▶ _EXERCISE_: Select from the records below every line that has the word "diagram" in it.

▶ _RECORDS TO USE_:
== == ==

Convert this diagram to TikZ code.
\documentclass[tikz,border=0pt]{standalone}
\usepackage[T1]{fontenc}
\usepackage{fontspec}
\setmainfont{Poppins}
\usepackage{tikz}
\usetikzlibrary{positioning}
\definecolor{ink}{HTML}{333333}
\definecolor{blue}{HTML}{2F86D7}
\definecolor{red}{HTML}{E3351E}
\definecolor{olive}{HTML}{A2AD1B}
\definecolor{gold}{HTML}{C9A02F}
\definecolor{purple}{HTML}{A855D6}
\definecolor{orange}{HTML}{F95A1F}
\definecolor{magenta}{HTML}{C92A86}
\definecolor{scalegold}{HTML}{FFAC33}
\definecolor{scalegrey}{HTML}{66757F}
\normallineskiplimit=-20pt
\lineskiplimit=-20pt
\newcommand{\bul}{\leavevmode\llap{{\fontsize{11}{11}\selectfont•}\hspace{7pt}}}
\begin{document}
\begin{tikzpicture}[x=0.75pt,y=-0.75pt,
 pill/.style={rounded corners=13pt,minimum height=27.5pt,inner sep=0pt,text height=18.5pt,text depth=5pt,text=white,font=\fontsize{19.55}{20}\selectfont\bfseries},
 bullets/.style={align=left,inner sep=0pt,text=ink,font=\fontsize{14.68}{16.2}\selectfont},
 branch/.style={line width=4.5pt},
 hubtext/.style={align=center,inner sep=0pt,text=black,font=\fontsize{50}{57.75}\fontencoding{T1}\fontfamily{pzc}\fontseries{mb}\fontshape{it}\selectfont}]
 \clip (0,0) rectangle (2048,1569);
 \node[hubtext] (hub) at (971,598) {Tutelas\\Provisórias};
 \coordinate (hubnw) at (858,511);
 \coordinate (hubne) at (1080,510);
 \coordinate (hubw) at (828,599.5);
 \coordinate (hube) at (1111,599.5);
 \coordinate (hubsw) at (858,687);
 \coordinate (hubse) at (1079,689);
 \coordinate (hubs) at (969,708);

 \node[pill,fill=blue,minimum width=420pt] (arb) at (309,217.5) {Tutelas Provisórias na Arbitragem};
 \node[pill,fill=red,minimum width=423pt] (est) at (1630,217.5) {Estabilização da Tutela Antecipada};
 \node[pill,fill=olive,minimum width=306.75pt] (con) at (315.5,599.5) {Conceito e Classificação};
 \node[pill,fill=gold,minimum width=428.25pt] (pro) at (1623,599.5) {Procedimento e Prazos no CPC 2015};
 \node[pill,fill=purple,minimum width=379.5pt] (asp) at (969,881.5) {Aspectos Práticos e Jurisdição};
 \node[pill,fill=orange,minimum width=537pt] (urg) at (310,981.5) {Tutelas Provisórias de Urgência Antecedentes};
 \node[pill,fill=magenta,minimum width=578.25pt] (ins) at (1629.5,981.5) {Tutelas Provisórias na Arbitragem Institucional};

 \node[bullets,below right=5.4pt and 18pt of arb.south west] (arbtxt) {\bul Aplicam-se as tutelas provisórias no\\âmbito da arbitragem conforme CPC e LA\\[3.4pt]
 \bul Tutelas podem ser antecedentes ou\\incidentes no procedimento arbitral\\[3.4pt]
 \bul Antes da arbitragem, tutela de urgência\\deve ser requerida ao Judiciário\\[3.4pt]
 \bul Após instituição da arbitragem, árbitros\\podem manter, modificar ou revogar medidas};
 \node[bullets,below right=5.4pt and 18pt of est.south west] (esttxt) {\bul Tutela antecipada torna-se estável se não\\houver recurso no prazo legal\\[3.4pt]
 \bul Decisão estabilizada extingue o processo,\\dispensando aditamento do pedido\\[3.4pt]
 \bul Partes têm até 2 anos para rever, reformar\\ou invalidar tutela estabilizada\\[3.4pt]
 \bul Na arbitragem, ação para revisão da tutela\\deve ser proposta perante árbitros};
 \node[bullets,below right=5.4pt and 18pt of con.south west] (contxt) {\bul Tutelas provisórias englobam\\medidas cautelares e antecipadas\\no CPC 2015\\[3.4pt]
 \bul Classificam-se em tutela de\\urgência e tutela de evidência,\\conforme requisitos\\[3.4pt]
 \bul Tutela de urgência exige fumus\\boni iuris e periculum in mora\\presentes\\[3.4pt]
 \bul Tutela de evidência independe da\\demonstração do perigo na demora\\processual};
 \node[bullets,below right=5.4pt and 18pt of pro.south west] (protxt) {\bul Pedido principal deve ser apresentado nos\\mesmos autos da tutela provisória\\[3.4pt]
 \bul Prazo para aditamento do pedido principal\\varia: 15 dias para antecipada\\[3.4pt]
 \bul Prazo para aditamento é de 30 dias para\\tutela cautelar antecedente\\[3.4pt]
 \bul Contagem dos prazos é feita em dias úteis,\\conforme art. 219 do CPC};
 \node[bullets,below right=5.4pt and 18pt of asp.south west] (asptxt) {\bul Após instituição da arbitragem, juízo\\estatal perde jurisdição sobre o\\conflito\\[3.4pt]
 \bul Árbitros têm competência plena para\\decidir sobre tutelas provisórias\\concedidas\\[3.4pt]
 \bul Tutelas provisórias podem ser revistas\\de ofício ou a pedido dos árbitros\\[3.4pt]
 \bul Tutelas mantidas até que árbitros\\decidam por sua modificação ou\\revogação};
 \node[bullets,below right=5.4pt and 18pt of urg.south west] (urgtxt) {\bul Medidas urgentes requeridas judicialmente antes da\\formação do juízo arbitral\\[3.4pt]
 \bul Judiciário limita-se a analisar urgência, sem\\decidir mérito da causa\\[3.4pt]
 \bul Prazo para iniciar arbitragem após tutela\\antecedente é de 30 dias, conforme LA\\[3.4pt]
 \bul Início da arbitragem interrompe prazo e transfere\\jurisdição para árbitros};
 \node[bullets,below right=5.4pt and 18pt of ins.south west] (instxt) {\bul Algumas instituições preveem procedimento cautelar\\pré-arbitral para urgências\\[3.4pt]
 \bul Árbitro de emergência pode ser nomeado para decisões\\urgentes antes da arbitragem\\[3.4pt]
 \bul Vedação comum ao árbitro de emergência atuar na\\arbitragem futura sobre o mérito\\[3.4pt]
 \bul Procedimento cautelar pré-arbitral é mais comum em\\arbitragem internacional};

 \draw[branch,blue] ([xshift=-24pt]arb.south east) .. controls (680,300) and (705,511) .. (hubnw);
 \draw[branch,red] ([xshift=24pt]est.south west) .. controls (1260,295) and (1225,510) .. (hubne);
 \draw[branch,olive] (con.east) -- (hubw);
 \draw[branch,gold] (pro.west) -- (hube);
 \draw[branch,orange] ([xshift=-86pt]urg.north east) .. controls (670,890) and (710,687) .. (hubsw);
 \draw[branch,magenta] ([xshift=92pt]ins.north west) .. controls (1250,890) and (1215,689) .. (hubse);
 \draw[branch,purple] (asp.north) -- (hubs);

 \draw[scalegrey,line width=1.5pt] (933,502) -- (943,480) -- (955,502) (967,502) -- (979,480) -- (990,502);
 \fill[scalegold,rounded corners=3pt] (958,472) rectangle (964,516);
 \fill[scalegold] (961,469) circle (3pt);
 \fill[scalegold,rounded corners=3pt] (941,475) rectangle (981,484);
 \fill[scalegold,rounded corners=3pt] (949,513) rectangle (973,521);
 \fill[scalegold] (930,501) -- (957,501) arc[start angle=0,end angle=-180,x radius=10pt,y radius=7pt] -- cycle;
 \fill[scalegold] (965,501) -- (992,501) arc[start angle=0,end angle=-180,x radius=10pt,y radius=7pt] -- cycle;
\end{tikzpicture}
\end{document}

== == ==

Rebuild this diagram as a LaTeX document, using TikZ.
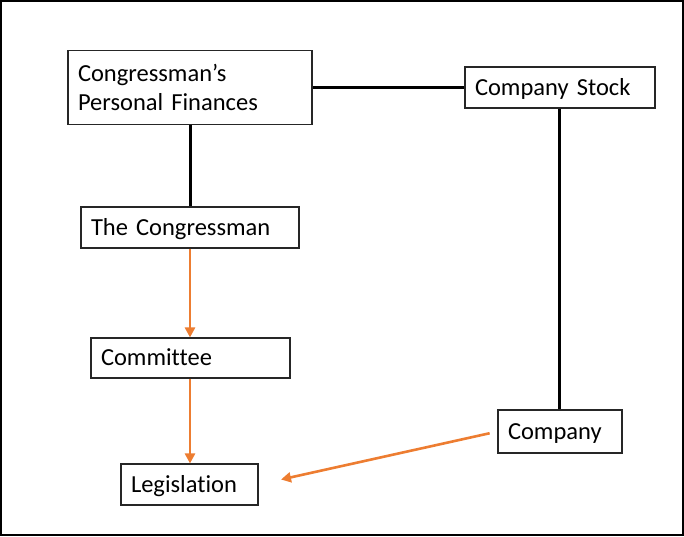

== == ==

▶ _SOLUTION TO THE PROBLEM_:
Convert this diagram to TikZ code.
Rebuild this diagram as a LaTeX document, using TikZ.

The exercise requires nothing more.